3D Reservoir Architecture of Alluvial Fan; Christies Beach Formation, Sellicks Beach
Aadil Al Shekaili, 2013
Bachelor of Science (Honors) (Petroleum Geology & Geophysics)
Australian School of Petroleum
University of Adelaide
The studies of outcrops are used as analogues of hydrocarbon fields (Collinson, 1970). Good analogues are those that have excellent 3 dimensional exposures over an area to obtain sufficient scale of heterogeneity and they are also comparable to the system being studied. Hence, outcrop analogue studies play a vital role in improving the architecture and distribution of facies.
Accurate 3D models are needed to illustrate the geobodies continuity. Connectivity of geobodies is one of the vital controls on petroleum production and preservation (Pringle et al., 2004a; Larue & Friedmann, 2005).
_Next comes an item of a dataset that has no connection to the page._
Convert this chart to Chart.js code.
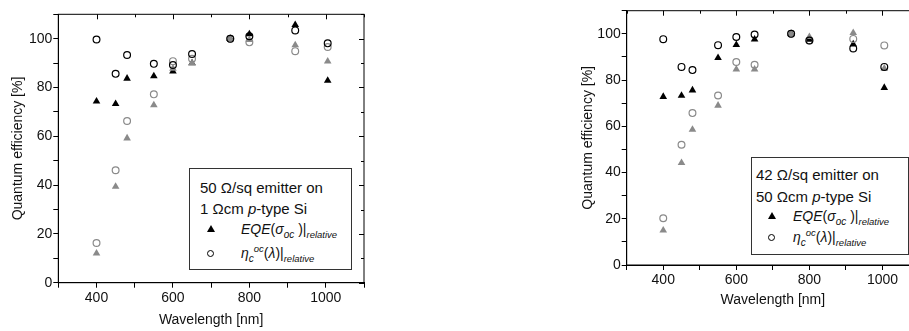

Software, such as Schlumberger's Petrel can represent and simulate the subsurface in 3 dimensions. This paper will show how newly adopted digital data capture techniques - digital geometry acquisition by laser rangefinder and high resolution outcrop photography using a gigapan photographic mosaic capture device - aids a geologist by collecting accurate and precise data that can be used to condition or calibrate reservoir model development.
Understanding of the subsurface is essential for hydrocarbon exploration and ground water aquifers characterisation. Alluvial fans are considered to form a complex facies system. Many studies of modern-day alluvial fan systems and their deposits have identified surface geometries and various sedimentary environments of an alluvial fan (although the stratigraphy is not well understood). The 3-dimension model of alluvial fan facies provides predictions of geobodies connectivity, hence production potential.
The aim of this project is to build the 3D architecture of conventional reservoir and non-reservoir elements recognized within alluvial fan sediments of the Christies Beach Formation adjacent to Sellicks Beach in South Australia, including geobodies recorded within them. This work will assist to build a detailed reconstruction of past fan surface landscapes and eventually post flood event simulation (Bunch, 2013, project proposal). Both sheet-floods and debris flow deposits will be investigated through sedimentary analysis and interpretation of depositional processes to determine the style of these alluvial fan sediments.
In addition the 3D model will be a useful analogue for ancient terrestrial fault-front sedimentary successions that host viable reservoir systems in the subsurface. It is also thought that ‘pay' characteristics of the Christies Beach Formation will provide a proxy for the ratio of conventional reservoir to non-reservoir sediment volumes that accumulated basinward.